> Task brief
Skip the pictures and extract all of the lines exactly as written.
= = = = =
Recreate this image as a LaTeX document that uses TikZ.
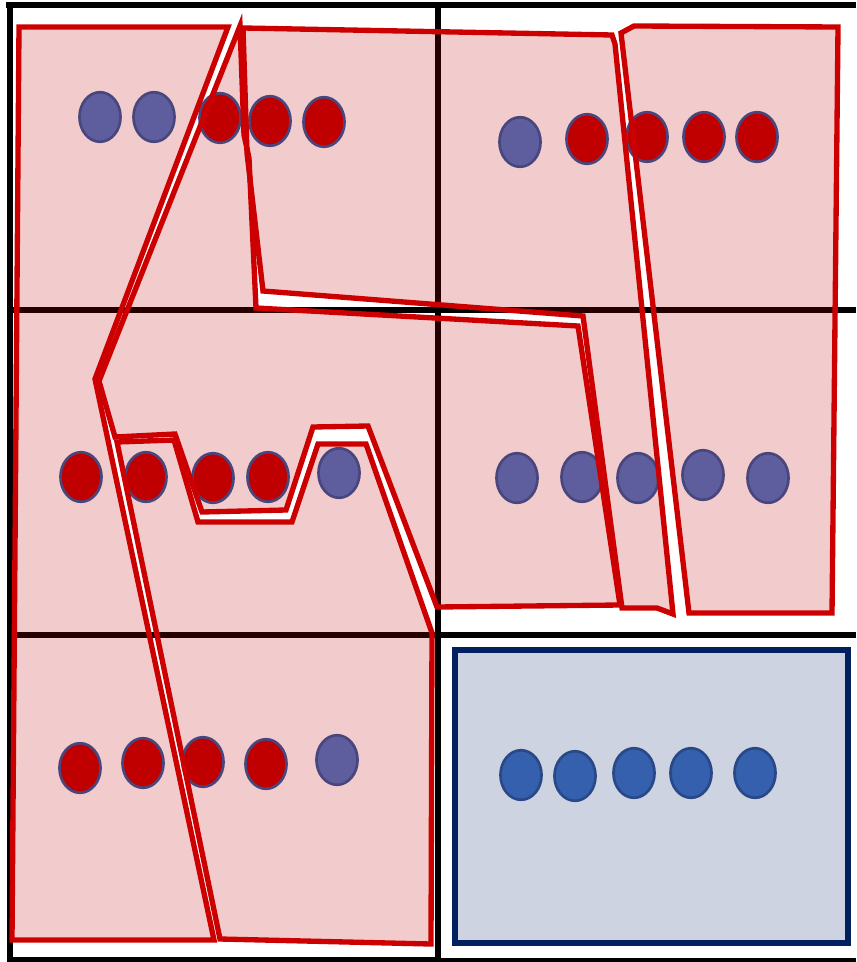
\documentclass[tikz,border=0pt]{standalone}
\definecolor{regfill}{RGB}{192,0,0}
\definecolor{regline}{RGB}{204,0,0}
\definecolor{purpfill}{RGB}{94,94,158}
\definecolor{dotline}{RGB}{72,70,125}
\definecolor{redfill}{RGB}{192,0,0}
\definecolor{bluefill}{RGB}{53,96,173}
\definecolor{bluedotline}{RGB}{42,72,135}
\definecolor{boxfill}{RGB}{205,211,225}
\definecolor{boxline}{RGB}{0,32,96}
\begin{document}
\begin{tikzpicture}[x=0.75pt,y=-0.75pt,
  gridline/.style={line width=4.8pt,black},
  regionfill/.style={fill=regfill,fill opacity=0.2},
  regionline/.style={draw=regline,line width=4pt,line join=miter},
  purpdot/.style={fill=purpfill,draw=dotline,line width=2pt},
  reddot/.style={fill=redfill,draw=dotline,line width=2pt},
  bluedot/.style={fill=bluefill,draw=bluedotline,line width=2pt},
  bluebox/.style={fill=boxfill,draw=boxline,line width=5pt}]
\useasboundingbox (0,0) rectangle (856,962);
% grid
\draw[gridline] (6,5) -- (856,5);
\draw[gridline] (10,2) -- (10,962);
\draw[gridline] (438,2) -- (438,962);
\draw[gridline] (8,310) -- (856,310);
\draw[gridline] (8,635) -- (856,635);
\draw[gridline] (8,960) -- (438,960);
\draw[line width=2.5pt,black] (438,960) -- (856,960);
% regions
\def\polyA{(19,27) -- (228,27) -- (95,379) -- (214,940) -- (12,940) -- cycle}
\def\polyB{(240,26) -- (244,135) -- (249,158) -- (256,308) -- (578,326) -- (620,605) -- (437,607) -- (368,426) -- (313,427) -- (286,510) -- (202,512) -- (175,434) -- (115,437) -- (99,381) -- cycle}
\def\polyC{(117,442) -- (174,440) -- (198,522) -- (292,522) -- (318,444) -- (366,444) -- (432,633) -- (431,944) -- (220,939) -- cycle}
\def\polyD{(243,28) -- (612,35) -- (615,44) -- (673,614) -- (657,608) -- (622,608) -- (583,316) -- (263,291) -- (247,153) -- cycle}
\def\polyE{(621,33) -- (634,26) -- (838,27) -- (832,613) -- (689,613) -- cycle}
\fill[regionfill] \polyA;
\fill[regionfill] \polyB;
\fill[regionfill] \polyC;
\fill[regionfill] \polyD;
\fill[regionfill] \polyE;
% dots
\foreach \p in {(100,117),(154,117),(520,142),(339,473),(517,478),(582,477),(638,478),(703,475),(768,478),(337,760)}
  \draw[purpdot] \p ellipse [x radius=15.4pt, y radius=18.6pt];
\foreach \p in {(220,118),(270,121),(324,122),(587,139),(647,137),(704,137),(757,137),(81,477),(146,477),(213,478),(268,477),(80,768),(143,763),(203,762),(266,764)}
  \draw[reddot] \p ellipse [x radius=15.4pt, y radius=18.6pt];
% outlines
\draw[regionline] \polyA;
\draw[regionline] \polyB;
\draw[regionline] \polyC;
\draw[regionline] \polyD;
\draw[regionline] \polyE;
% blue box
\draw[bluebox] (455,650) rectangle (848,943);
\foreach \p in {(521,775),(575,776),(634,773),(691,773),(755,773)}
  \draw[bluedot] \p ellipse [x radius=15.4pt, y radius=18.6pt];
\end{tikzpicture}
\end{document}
= = = = =
> Output below
Recreate this image as a LaTeX document that uses TikZ.
\documentclass[tikz,border=0pt]{standalone}
\definecolor{regfill}{RGB}{192,0,0}
\definecolor{regline}{RGB}{204,0,0}
\definecolor{purpfill}{RGB}{94,94,158}
\definecolor{dotline}{RGB}{72,70,125}
\definecolor{redfill}{RGB}{192,0,0}
\definecolor{bluefill}{RGB}{53,96,173}
\definecolor{bluedotline}{RGB}{42,72,135}
\definecolor{boxfill}{RGB}{205,211,225}
\definecolor{boxline}{RGB}{0,32,96}
\begin{document}
\begin{tikzpicture}[x=0.75pt,y=-0.75pt,
  gridline/.style={line width=4.8pt,black},
  regionfill/.style={fill=regfill,fill opacity=0.2},
  regionline/.style={draw=regline,line width=4pt,line join=miter},
  purpdot/.style={fill=purpfill,draw=dotline,line width=2pt},
  reddot/.style={fill=redfill,draw=dotline,line width=2pt},
  bluedot/.style={fill=bluefill,draw=bluedotline,line width=2pt},
  bluebox/.style={fill=boxfill,draw=boxline,line width=5pt}]
\useasboundingbox (0,0) rectangle (856,962);
% grid
\draw[gridline] (6,5) -- (856,5);
\draw[gridline] (10,2) -- (10,962);
\draw[gridline] (438,2) -- (438,962);
\draw[gridline] (8,310) -- (856,310);
\draw[gridline] (8,635) -- (856,635);
\draw[gridline] (8,960) -- (438,960);
\draw[line width=2.5pt,black] (438,960) -- (856,960);
% regions
\def\polyA{(19,27) -- (228,27) -- (95,379) -- (214,940) -- (12,940) -- cycle}
\def\polyB{(240,26) -- (244,135) -- (249,158) -- (256,308) -- (578,326) -- (620,605) -- (437,607) -- (368,426) -- (313,427) -- (286,510) -- (202,512) -- (175,434) -- (115,437) -- (99,381) -- cycle}
\def\polyC{(117,442) -- (174,440) -- (198,522) -- (292,522) -- (318,444) -- (366,444) -- (432,633) -- (431,944) -- (220,939) -- cycle}
\def\polyD{(243,28) -- (612,35) -- (615,44) -- (673,614) -- (657,608) -- (622,608) -- (583,316) -- (263,291) -- (247,153) -- cycle}
\def\polyE{(621,33) -- (634,26) -- (838,27) -- (832,613) -- (689,613) -- cycle}
\fill[regionfill] \polyA;
\fill[regionfill] \polyB;
\fill[regionfill] \polyC;
\fill[regionfill] \polyD;
\fill[regionfill] \polyE;
% dots
\foreach \p in {(100,117),(154,117),(520,142),(339,473),(517,478),(582,477),(638,478),(703,475),(768,478),(337,760)}
  \draw[purpdot] \p ellipse [x radius=15.4pt, y radius=18.6pt];
\foreach \p in {(220,118),(270,121),(324,122),(587,139),(647,137),(704,137),(757,137),(81,477),(146,477),(213,478),(268,477),(80,768),(143,763),(203,762),(266,764)}
  \draw[reddot] \p ellipse [x radius=15.4pt, y radius=18.6pt];
% outlines
\draw[regionline] \polyA;
\draw[regionline] \polyB;
\draw[regionline] \polyC;
\draw[regionline] \polyD;
\draw[regionline] \polyE;
% blue box
\draw[bluebox] (455,650) rectangle (848,943);
\foreach \p in {(521,775),(575,776),(634,773),(691,773),(755,773)}
  \draw[bluedot] \p ellipse [x radius=15.4pt, y radius=18.6pt];
\end{tikzpicture}
\end{document}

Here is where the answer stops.